Living subterranean while saving for a mortgage

My partner and I live the subterranean lifestyle. That is—we live in a basement suite.

To the editor:

Re: Secondary Suites Not Good For Single-Family Areas, June 26 Capital News.

I read this letter, that states secondary suites are “cancer” to single family neighbourhoods. The letter goes on to state the three major downsides to secondary suites are: More road traffic, higher real estate prices and city tax collectors collecting tax from landlords who rent out their secondary suites.

My partner and I live the subterranean lifestyle. That is—we live in a basement suite. I hold a university degree while my partner is a journeyman in his trade and we both are fully employed and make a middle-income.

We would love to live in a single-family home such as a small house or townhouse. The sad reality is that we cannot simply afford to rent an entire house to ourselves. Rather than get an additional roommate or two we have opted to rent within our means and as a result we live in someone’s basement suite.

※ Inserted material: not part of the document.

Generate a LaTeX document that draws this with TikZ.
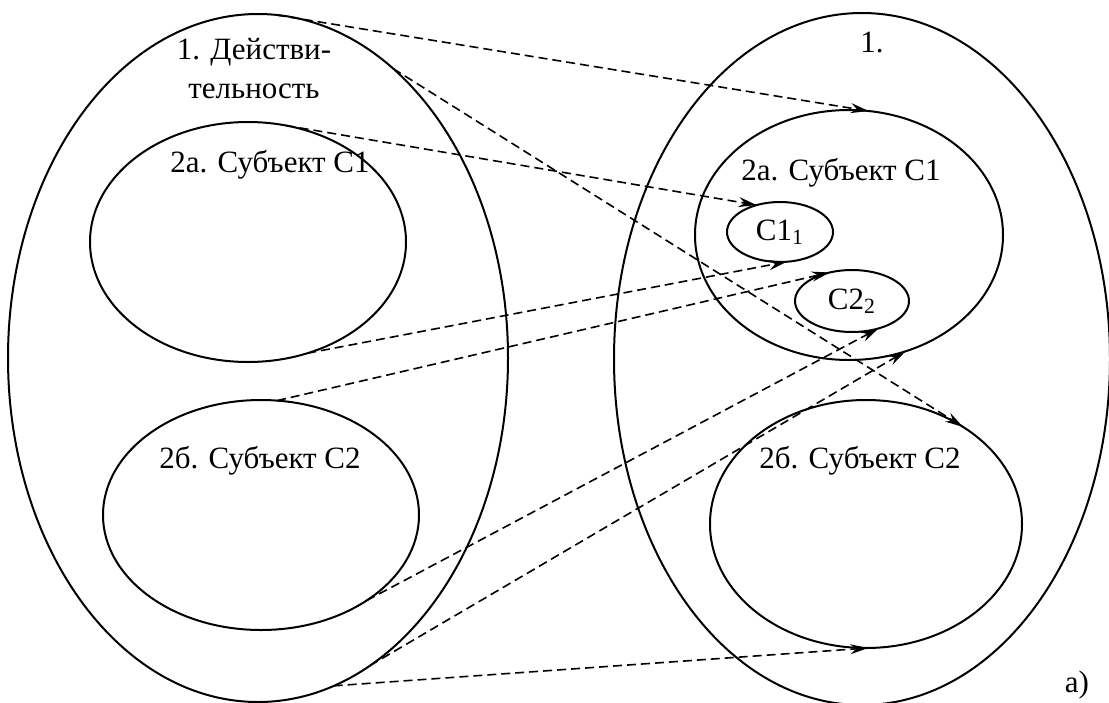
\documentclass[tikz,border=0pt]{standalone}
\usepackage{fontspec}
\setmainfont{Liberation Serif}
\usepackage{tikz}
\usetikzlibrary{positioning, shapes.geometric, arrows.meta}
\tikzset{
  % closed region = ellipse
  region/.style={ellipse, draw=black, line width=1pt,
                 inner sep=0pt, outer sep=0pt},
  % text of a region
  tag/.style={font=\rmfamily\fontsize{15.5}{19.5}\selectfont, align=center,
              inner sep=0pt},
  % dashed mapping link
  link/.style={dash pattern=on 4.5pt off 2.5pt, line width=0.8pt,
               -{Stealth[length=9pt, width=5pt, inset=3pt]}},
}

\begin{document}
\begin{tikzpicture}[x=0.5pt, y=-0.5pt]
  \useasboundingbox (0,0) rectangle (1109,702);
  % left: reality
  \node[region, minimum width=250pt, minimum height=344pt] (lft) at (258,358) {};
  \node[region, minimum width=158pt, minimum height=120pt] (lfa) at (248,242) {};
  \node[region, minimum width=158pt, minimum height=115pt] (lfb) at (261,515) {};
  \node[tag, anchor=base] (lfttxt) at (254,98) {1. Действи-\\тельность};
  \node[tag, anchor=base] (lfatxt) at (270,172) {2а. Субъект С1};
  \node[tag, anchor=base] (lfbtxt) at (260,468) {2б. Субъект С2};

  % right: model
  \node[region, minimum width=248pt, minimum height=346pt] (rgt) at (862,359) {};
  \node[region, minimum width=154pt, minimum height=125pt] (rga) at (849,235) {};
  \node[region, minimum width=156pt, minimum height=124pt] (rgb) at (866,524) {};
  \node[region, tag, minimum width=53pt, minimum height=30pt] (ca) at (780,232) {С1\textsubscript{1}};
  \node[region, tag, minimum width=57pt, minimum height=31pt] (cb) at (852,301) {С2\textsubscript{2}};
  \node[tag, anchor=base] (rgttxt) at (872,52) {1.};
  \node[tag, anchor=base] (rgatxt) at (841,180) {2а. Субъект С1};
  \node[tag, anchor=base] (rgbtxt) at (860,468) {2б. Субъект С2};
  \node[tag, anchor=base] (mark) at (1077,692) {а)};

  % links
  \draw[link] (lft.87)  -- (rga.81);
  \draw[link] (lft.65)  -- (rgb.45);
  \draw[link] (lfa.72)  -- (ca.131);
  \draw[link] (lfa.-62) -- (ca.-77);
  \draw[link] (lfb.82)  -- (cb.128);
  \draw[link] (lfb.-39) -- (cb.-46);
  \draw[link] (lft.-70) -- (rga.-64);
  \draw[link] (lft.-77) -- (rgb.-89);
\end{tikzpicture}
\end{document}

This is a reality for many residents of the Okanagan. Regulation of secondary suites ensures that my partner and I, and many others like us, are not being taken for a ride.

I guarantee you that renters do not ask if the space they are renting is ‘legal’ if it means staying out of the elements and sleeping somewhere warm and relatively safe. This means that regulation of secondary suites is a great thing for renters looking for safe suites to rent.

I think the bigger issue here is how secondary suites help, especially when you consider how hard it is to find low-income housing in Kelowna. Wouldn’t you rather have that extra 1,000 sq. ft. of basement that you hardly ever use occupied by tenants rather than seeing it empty while people sleep on the streets, or in a shelter or on somebody’s couch? I know I would.

The traffic issue is paltry in my opinion. Perhaps a reform of public transportation in Kelowna may ease traffic issues but I think it will always be an issue regardless of the fact that your neighbour has tenants in his suite.

And as for the tax man: Maybe he can use some of the taxes collected from landlords to pay for better public transit?

I agree that secondary suites, when used as a mortgage helper, could possibly be raising mortgage prices. There is no way my partner and I could afford a single family home (in this sense, a detached home) without either having roommates or a secondary suite. We need to make more money or wait it out. And while we save up a hefty down payment we are left to consider ways to save up money. That means renting as cheaply as possible and that means hanging out ‘underground’ for a few more years.